While LaSane mulled his options, Weinstein talked, secretly taping the last moments of her life.
After her death, parts of the conversation were made public by the prosecutor. Weinstein can be heard trying to talk the teenager down. "You haven't done anything yet," she says. "All you have to do is let me go and take my car."
People who have heard the tape say she sounds like a teacher counseling a troubled student. Paul Weinstein has heard it, but his son, now 16, never has, and the father doesn't want him to.
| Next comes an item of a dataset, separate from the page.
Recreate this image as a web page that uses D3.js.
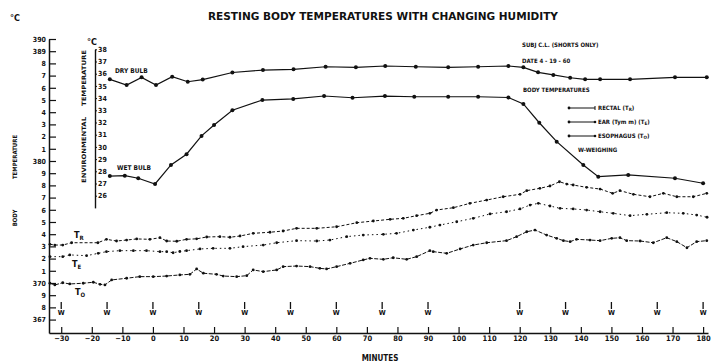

After Kathleen's murder, Paul Weinstein took his son hiking on weekends for months. "To wear him out. Because when he was tired he wasn't sad and he could sleep."
Daniel Weinstein is doing well, his father said. "He is such a good kid. He's so kindhearted. Not a mean bone in his body. He's so much like his mother."
But the boy has been through more than any child should endure, his father said. "It broke my heart when he came to me one day and said, 'Dad, I can't remember Mommy's voice anymore.'"
NO MORE BARGAINING
Paul Weinstein remarried four years ago. His son has formed a close relationship with his new wife, he says. Daniel calls her "Mom." The family was living a quiet life until the past came back to haunt them.
LaSane's new court-appointed attorney, Michael Nelson, said of LaSane's withdrawn plea that the "only conclusion we can draw is that he's saying he's not guilty.
"He might decide he won't want to go to trial and plead to the indictment."
Heisler, the prosecutor, said there will be no bargaining this time. LaSane either can plead guilty to the charges now or take his chances with a jury trial. In either case, with no deals on the table, he faces life plus 60 years in prison, with no parole for 60 years.
Should LaSane take his chances with a trial, the prosecutor will revive the mournful tape.
It's almost as if Kathleen Weinstein will be speaking to the jury.
To Paul Weinstein, the recording is sacrosanct. He'll go to almost any length to make certain it is not used in vain. But he will not attempt to keep it from a jury.
"If my wife's last words get him another day in prison, it will be worth it," he said.
"It is the only way it will be worth it."